## [REQUIREMENTS]
Reply with one number: the count of lines in the records below that hold "this".

## [DATA ROWS]
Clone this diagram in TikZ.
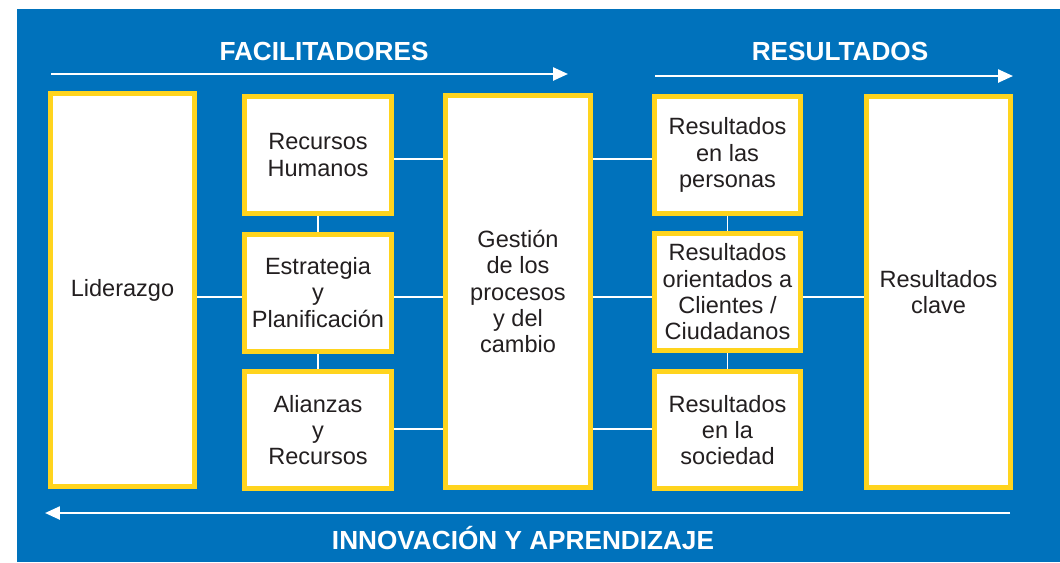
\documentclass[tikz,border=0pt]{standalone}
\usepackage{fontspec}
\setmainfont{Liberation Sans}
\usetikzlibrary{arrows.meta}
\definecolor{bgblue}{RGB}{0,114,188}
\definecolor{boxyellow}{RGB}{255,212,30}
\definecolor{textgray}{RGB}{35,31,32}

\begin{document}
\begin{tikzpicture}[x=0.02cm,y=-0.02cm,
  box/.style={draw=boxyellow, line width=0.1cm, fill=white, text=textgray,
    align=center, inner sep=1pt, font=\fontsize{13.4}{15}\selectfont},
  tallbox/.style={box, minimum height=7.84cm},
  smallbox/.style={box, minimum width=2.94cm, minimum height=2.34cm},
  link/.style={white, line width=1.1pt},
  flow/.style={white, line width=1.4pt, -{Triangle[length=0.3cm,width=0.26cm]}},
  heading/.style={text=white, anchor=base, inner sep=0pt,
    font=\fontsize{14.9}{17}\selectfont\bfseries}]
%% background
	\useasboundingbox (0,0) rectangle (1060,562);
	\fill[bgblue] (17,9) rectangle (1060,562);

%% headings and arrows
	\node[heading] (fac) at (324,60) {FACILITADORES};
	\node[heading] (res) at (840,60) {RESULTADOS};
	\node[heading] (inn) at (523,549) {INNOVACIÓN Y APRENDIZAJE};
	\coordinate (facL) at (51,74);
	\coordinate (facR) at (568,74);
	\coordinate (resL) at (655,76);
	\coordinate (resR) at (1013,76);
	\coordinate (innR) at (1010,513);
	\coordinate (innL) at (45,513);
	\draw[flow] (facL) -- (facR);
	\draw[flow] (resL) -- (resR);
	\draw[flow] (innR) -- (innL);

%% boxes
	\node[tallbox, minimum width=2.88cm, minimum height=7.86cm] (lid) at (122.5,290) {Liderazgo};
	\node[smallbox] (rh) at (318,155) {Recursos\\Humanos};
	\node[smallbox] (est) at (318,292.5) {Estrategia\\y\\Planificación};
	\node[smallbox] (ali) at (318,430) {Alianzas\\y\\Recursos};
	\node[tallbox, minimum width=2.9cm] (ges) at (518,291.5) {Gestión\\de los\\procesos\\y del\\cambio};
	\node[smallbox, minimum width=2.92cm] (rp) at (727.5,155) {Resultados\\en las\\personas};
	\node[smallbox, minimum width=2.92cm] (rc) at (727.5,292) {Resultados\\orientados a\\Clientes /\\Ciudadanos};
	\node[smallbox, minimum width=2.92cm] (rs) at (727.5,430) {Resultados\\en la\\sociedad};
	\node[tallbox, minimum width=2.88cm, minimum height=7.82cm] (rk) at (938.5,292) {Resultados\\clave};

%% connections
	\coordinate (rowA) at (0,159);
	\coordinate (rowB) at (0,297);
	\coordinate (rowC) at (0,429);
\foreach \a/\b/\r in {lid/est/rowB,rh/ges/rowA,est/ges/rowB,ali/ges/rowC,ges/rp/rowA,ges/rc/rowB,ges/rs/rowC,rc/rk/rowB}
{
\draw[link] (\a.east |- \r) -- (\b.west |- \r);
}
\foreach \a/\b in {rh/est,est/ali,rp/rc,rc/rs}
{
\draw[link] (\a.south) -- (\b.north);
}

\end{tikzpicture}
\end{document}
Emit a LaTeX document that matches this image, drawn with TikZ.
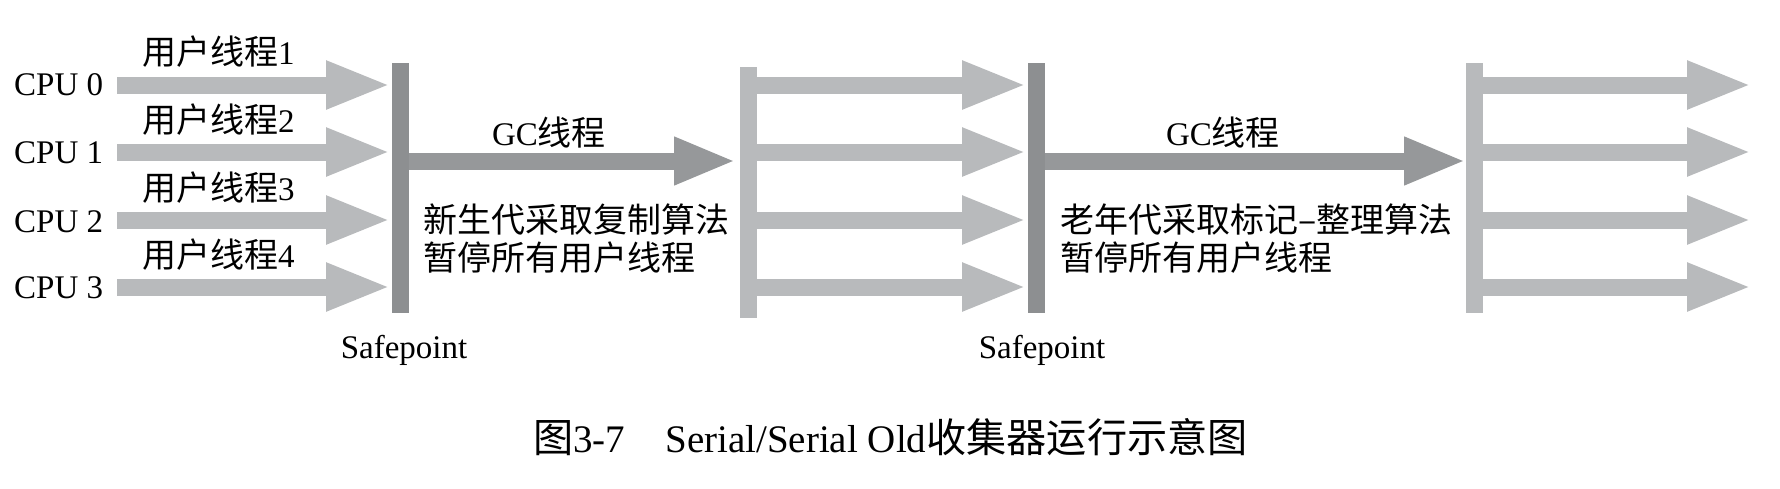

## [FULL OUTPUT]
2